I’ve been feeling some overly-sensitive sensations in one of my molars for the last couple of months, and a dentist visit this week confirmed what I had surmised: a teenage-years amalgam filling is finally giving way.  The tooth needs a crown.  Even with insurance, this is expensive.

And then . . . for several years I’ve been aware that my back-porch addition flat roof needed replacing.  Calls to several roofers have gone unheeded; they just don’t show up to even bid on a job!  And these are people that have been recommended to me.

Well, my neighbors hired Miguel and his son Brandon to work on their roofing needs, and they are very happy.  And I watched these guys work over the last couple of weeks.  So I asked them for a bid.

Miguel showed me photos of the shoddy workmanship — no flashing, no sealing around the AC lines as they enter the house — and the cracked roofing material on my porch roof.  Here goes a quick grand….  But it needs to be done, and there’s no time like the present.

And as I update this post before publishing, the roof is now complete.  Rarely have been happier to spend $1000 than I am right now.  These guys were just super!

Senior recital

My three seniors have now completed their senior recital. Two of them are off to college soon.

Sydney Jones, Jett Blackorby, and Maria Knasel had a good day Sunday.  Our recital featured solo songs, duets, and trios. I’m deeply in awe of these three, and going to miss their banter and fun.

And that same evening I caught two of these students in Footloose at the Muny!

Tearful

I’m a sap.  And I know it.

Charlie Ingram, several years ago, was elated when I reacted to his singing with joyful tears at a voice lesson.  “Everyone knows that when they get you to cry, they are singing really well,” he told me.

At my first viewing of Les Miserables, years ago in Kansas City, I sat in tearful silence during intermission, and proceeded to cry through the second act.  The Nutcracker inevitably reduces me to tears at the final scene.  My niece Anna didn’t understand my body-wracked, Merkel-esque tears and quivers the last time I saw (with her in NYC) the big “Seize the day” dance break in Newsies.

Give me a happy or meaningful moment with a student, a dying moment in a movie, any dog in duress, and I’m gone.

So I’ve spent a few days trying to figure out what about the Apollo 11 anniversary makes me so weepy.  Memories of a happy moment in my childhood?  Wonder at the incredible determination of hundreds of thousands of Americans those many years ago?  Awe at the vital spirit of discovery and exploration?  Loss of a time that was easier, when we believed our leaders and revered Walter Cronkite? Grief over the fact that those days will never come again?  All of the above?


Sunday morning. Two weeks since I’d last worked up the sourdough, so after making and resting the dough on Saturday evening, I baked on Sunday morning.


Why did a whole pot of petunias die?  I’m replacing them with vinca.
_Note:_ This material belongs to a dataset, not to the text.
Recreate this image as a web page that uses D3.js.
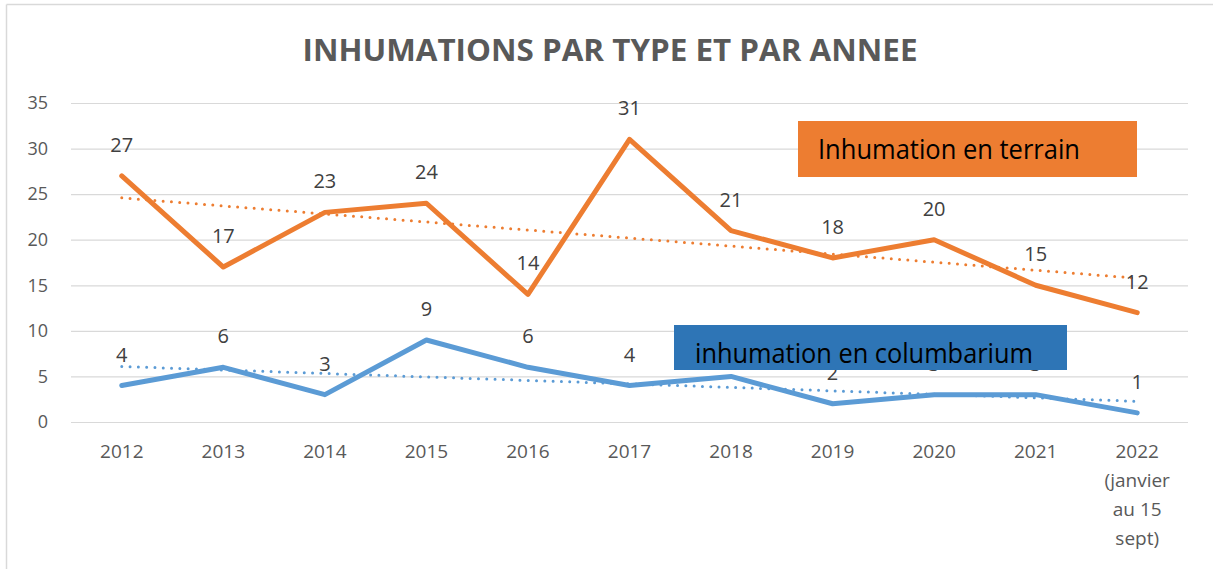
<!DOCTYPE html>
<html>
<head>
<meta charset="utf-8">
<script src="https://cdn.jsdelivr.net/npm/d3@7"></script>
<style>
  body { margin: 0; background: #fff; }
  svg { display: block; font-family: "Open Sans", sans-serif; }
</style>
</head>
<body>
<svg id="chart" width="1213" height="569"></svg>
<script>
// chart data
const years = ["2012", "2013", "2014", "2015", "2016", "2017", "2018", "2019", "2020", "2021", "2022"];
const yearSubLines = { "2022": ["(janvier", "au 15", "sept)"] };
const terrain = [27, 17, 23, 24, 14, 31, 21, 18, 20, 15, 12];
const columbarium = [4, 6, 3, 9, 6, 4, 5, 2, 3, 3, 1];
const yTicks = [0, 5, 10, 15, 20, 25, 30, 35];
const title = "INHUMATIONS PAR TYPE ET PAR ANNEE";
const terrainName = "Inhumation en terrain";
const columbariumName = "inhumation en columbarium";

const ORANGE = "#ED7D31", BLUE = "#5B9BD5", BLUE_BOX = "#2E75B6";
const GRID = "#D9D9D9", TEXT = "#595959", LABEL = "#404040";

const svg = d3.select("#chart");

// outer frame (only top and left are visible)
svg.append("line").attr("x1", 6.5).attr("x2", 6.5).attr("y1", 4.5).attr("y2", 569)
  .attr("stroke", GRID).attr("stroke-width", 1.5);
svg.append("line").attr("x1", 6.5).attr("x2", 1213).attr("y1", 4.5).attr("y2", 4.5)
  .attr("stroke", GRID).attr("stroke-width", 1.5);

svg.append("text")
  .attr("x", 610).attr("y", 61)
  .attr("text-anchor", "middle")
  .attr("textLength", 615).attr("lengthAdjust", "spacingAndGlyphs")
  .style("font-size", "31px").style("font-weight", "bold")
  .attr("fill", TEXT)
  .text(title);

const x = d3.scaleBand().domain(years).range([71, 1188]);
const y = d3.scaleLinear().domain([0, 35]).range([422, 103]);
const cx = d => x(d) + x.bandwidth() / 2;

// gridlines + y axis labels
const yAxis = svg.append("g")
  .attr("transform", "translate(71,0)")
  .call(d3.axisLeft(y).tickValues(yTicks).tickSize(-(1188 - 71)).tickPadding(23));
yAxis.select(".domain").remove();
yAxis.selectAll(".tick line").attr("stroke", GRID).attr("stroke-width", 1.2);
yAxis.selectAll(".tick text")
  .attr("fill", TEXT).style("font-size", "18px").style("font-family", "Open Sans");

// x axis labels
const xAxis = svg.append("g")
  .attr("transform", "translate(0,422)")
  .call(d3.axisBottom(x).tickSize(0).tickPadding(23));
xAxis.select(".domain").remove();
xAxis.selectAll(".tick text")
  .attr("fill", TEXT).style("font-size", "19px").style("font-family", "Open Sans")
  .each(function(d) {
    const extra = yearSubLines[d];
    if (!extra) return;
    const t = d3.select(this);
    extra.forEach(s => {
      t.append("tspan").attr("x", 0).attr("dy", 29).text(s);
    });
  });

// least squares trend line, like the spreadsheet's linear trendline
function trend(values) {
  const n = values.length;
  const mx = d3.mean(values, (v, i) => i);
  const my = d3.mean(values);
  let sxy = 0, sxx = 0;
  values.forEach((v, i) => { sxy += (i - mx) * (v - my); sxx += (i - mx) * (i - mx); });
  const b = sxy / sxx, a = my - b * mx;
  return [a, a + b * (n - 1)];
}

const line = d3.line().x((d, i) => cx(years[i])).y(d => y(d));

function drawSeries(values, color) {
  const t = trend(values);
  svg.append("line")
    .attr("x1", cx(years[0])).attr("y1", y(t[0]))
    .attr("x2", cx(years[years.length - 1])).attr("y2", y(t[1]))
    .attr("stroke", color).attr("stroke-width", 3)
    .attr("stroke-linecap", "round").attr("stroke-dasharray", "0 8.3");
  svg.append("path")
    .datum(values)
    .attr("d", line)
    .attr("fill", "none").attr("stroke", color).attr("stroke-width", 5)
    .attr("stroke-linejoin", "round").attr("stroke-linecap", "round");
}

drawSeries(columbarium, BLUE);
drawSeries(terrain, ORANGE);

function drawLabels(values) {
  svg.append("g").selectAll("text")
    .data(values)
    .join("text")
    .attr("x", (d, i) => cx(years[i]))
    .attr("y", d => y(d) - 24)
    .attr("text-anchor", "middle")
    .attr("fill", LABEL).style("font-size", "20px")
    .text(d => d);
}
drawLabels(columbarium);
drawLabels(terrain);

// label boxes placed over the plot (they hide some labels, as in the original)
const boxes = [
  { name: terrainName, fill: ORANGE, x0: 798, y0: 121, w: 339, h: 56, tx: 818, ty: 159, tl: 262 },
  { name: columbariumName, fill: BLUE_BOX, x0: 674, y0: 325, w: 393, h: 45, tx: 695, ty: 363, tl: 338 }
];
boxes.forEach(b => {
  svg.append("rect").attr("x", b.x0).attr("y", b.y0).attr("width", b.w).attr("height", b.h)
    .attr("fill", b.fill);
  svg.append("text").attr("x", b.tx).attr("y", b.ty)
    .attr("textLength", b.tl).attr("lengthAdjust", "spacingAndGlyphs")
    .attr("fill", "#000").style("font-size", "27px")
    .text(b.name);
});
</script>
</body>
</html>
Summer holiday is down to ten days and counting.  And I still have so much to do.  My new compost barrel is not going to build itself. And the basement is not going to clean itself.  And the books are not going to read themselves.


I’m hurting today for one of my private students who is in some duress.  Kids can be so insanely cruel.

Strange things in Kirkwood

I had the occasion on Saturday last to travel to Kirkwood, all of 14 miles west of my home, to attend a graduation party for one of my beloved high school seniors.

I took I-44, then exited at Big Bend Boulevard and kept on driving west.

For certain, the big black hearse was nowhere near as I turned right onto Big Bend. But the next time I glanced in the rear view mirror, there it was. A hulking omen. Like the Grim Reaper had sent a reminder to drive safely. Or that days are here one moment, and gone the next, as the Psalmist says.

That black hearse followed me for miles until I turned onto the residential street. And then it was gone.

I haven’t many superstitions, and I understand that we all die, but the hearse threw me a wobble Saturday!

Fast forward an hour to a grumpy Postal Service employ.

I’m leaving the graduation party. The employee, safely in her USPS delivery vehicle, yells over to me “do you life here?” I assured her I didn’t. “Well, you’re gonna have a lot of angry neighbors. I can’t deliver the mail with all these cars parked on the street, and I’m not gonna get out of this truck.”

Whatever happened to “Neither snow nor rain nor heat nor gloom of night stays these couriers from the swift completion of their appointed rounds“? Did this get amended by act of Congress to read “but parked vehicles will”?

Kirkwood was a place of wonder on Saturday!